** begin Information provided **

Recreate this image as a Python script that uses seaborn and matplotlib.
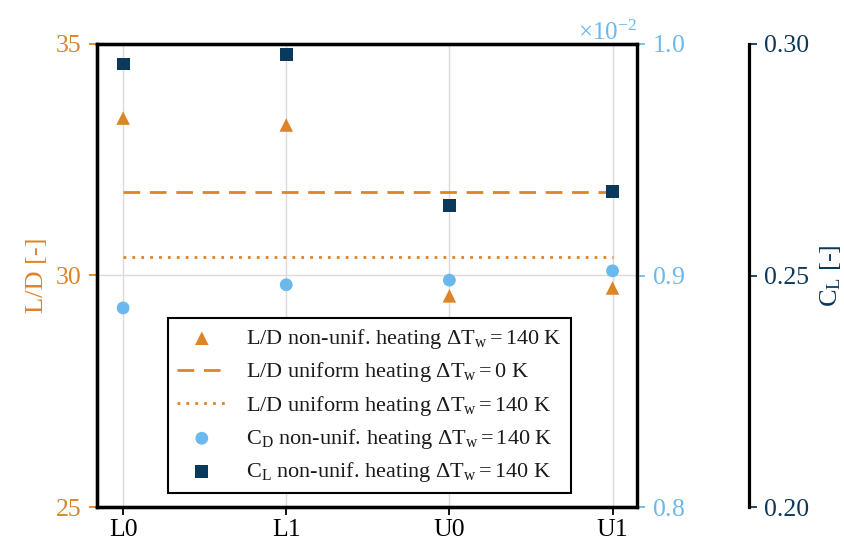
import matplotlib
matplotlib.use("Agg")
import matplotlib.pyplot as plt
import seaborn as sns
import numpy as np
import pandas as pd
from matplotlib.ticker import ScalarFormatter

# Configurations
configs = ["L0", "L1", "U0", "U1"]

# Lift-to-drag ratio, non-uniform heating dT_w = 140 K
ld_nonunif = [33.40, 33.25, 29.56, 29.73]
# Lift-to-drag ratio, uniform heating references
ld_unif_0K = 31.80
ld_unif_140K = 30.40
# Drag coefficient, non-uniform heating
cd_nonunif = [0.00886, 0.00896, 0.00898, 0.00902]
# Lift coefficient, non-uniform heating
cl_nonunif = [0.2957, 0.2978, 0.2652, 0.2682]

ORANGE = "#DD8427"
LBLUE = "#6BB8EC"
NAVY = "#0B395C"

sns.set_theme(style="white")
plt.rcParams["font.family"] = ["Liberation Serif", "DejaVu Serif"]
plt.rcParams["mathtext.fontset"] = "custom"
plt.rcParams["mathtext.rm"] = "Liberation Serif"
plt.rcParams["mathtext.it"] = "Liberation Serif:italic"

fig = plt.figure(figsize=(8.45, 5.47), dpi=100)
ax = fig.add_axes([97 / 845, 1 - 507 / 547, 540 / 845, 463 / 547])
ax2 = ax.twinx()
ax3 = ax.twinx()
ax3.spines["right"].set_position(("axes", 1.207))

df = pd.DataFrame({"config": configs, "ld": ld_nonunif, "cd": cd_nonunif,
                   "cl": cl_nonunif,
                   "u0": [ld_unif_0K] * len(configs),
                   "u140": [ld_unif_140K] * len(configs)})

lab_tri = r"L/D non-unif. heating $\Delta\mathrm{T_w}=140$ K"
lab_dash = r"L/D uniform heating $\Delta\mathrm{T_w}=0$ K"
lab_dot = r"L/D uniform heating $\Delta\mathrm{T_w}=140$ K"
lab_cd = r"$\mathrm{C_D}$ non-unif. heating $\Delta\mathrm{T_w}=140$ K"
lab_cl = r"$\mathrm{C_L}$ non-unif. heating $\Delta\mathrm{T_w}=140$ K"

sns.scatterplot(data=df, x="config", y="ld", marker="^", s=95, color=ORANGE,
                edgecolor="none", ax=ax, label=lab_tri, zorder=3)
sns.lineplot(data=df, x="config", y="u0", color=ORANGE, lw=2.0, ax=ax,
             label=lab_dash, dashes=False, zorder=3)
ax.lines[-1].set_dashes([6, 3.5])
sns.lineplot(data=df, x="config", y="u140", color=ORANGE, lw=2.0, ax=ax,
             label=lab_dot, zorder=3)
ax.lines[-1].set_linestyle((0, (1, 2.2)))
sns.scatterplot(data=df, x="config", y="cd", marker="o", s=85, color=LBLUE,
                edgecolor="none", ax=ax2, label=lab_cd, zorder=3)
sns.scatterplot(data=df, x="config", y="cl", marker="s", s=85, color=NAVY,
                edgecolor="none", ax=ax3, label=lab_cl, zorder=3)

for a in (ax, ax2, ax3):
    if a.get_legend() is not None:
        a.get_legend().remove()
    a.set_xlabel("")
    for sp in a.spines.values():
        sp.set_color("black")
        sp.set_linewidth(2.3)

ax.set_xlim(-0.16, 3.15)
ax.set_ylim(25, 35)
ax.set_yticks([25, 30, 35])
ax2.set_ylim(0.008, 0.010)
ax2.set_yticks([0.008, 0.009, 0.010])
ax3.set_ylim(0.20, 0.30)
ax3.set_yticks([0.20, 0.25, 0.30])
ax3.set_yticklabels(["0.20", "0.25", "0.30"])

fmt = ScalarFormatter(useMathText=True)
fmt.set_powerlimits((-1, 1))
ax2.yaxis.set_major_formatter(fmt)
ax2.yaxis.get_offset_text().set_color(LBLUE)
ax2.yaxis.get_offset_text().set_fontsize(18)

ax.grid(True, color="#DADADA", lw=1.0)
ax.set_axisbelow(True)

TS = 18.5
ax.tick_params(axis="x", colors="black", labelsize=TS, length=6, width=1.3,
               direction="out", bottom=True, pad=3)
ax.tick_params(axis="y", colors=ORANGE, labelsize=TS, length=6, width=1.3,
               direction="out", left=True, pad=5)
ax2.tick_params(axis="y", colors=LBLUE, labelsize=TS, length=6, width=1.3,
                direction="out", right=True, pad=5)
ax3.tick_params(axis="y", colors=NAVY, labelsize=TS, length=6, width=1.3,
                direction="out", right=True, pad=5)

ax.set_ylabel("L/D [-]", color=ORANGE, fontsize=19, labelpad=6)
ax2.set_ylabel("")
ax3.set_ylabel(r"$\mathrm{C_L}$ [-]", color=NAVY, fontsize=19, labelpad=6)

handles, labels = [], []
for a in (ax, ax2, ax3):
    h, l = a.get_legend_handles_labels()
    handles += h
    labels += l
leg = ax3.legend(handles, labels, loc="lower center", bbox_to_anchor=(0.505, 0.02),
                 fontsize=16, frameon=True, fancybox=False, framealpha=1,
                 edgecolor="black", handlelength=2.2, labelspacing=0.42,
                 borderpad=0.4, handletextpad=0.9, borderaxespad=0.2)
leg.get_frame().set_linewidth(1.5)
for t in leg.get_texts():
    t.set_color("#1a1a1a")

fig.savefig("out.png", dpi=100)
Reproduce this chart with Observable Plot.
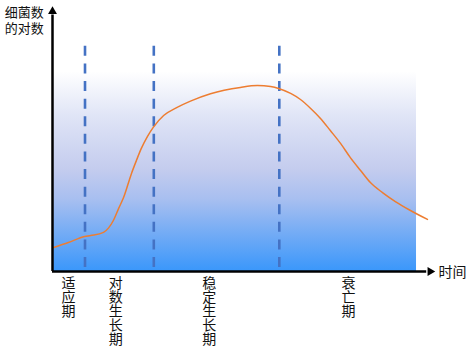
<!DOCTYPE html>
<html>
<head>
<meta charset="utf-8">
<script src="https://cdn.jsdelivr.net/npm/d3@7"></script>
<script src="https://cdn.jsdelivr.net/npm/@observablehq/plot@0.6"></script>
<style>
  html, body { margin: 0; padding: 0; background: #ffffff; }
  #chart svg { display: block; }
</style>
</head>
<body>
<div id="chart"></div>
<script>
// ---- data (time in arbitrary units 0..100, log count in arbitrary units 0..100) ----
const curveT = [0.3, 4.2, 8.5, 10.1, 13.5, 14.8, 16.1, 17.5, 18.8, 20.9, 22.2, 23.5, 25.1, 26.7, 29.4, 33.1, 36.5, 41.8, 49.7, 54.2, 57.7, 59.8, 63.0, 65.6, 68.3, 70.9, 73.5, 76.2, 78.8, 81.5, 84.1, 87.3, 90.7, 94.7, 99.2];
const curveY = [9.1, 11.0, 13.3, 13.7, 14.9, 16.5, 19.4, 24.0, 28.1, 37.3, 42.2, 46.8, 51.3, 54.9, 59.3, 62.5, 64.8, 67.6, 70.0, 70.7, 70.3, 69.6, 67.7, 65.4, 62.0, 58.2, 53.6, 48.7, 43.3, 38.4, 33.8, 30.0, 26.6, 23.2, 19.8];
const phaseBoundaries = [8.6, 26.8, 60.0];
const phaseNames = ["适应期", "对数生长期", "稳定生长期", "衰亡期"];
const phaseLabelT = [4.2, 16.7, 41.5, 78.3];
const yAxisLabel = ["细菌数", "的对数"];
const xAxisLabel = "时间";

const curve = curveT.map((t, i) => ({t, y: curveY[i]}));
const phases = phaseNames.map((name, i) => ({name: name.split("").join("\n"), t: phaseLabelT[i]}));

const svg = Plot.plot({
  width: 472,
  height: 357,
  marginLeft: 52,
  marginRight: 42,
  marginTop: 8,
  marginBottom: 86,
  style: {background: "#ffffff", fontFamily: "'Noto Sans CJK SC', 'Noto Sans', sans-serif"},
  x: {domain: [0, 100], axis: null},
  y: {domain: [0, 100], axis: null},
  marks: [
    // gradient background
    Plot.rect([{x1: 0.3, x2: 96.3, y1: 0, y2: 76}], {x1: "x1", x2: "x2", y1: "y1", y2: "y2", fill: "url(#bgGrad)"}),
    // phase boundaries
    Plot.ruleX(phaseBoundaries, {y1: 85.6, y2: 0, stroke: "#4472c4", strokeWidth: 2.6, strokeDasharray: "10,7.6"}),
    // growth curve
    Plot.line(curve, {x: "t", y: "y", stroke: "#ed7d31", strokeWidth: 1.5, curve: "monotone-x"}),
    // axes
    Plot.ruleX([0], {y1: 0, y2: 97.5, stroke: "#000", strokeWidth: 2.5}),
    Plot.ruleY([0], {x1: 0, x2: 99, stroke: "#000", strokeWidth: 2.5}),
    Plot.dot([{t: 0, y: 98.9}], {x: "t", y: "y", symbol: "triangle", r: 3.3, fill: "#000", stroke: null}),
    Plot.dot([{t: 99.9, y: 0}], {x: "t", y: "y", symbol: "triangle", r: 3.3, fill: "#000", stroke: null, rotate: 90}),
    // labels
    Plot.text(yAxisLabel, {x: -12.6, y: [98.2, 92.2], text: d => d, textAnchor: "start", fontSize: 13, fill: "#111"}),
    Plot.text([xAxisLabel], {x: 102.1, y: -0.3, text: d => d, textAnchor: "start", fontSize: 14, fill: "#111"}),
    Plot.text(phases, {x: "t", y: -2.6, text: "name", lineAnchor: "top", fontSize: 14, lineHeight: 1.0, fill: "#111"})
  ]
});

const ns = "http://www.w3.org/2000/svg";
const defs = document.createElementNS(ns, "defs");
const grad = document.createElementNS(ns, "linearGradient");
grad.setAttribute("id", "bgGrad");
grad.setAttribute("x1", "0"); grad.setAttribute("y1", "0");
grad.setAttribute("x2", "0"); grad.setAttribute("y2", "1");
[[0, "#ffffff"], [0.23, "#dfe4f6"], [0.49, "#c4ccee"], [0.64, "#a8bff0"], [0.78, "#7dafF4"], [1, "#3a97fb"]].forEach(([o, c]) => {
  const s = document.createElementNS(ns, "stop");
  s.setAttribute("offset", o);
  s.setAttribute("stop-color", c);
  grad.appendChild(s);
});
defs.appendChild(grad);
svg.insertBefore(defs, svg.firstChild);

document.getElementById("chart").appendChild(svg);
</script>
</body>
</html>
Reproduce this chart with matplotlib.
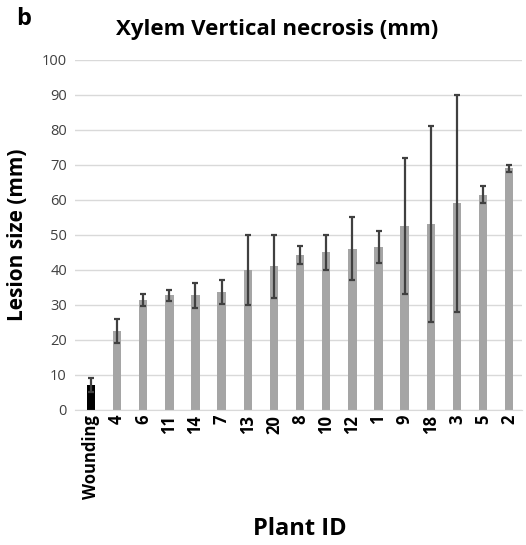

** end Information provided **

● Written task
Copy nothing past the line containing "from matplotlib.ticker import ScalarFormatter": reproduce every line from the start of the records up to it, skipping pictures.

● Written answer
Recreate this image as a Python script that uses seaborn and matplotlib.
import matplotlib
matplotlib.use("Agg")
import matplotlib.pyplot as plt
import seaborn as sns
import numpy as np
import pandas as pd
from matplotlib.ticker import ScalarFormatter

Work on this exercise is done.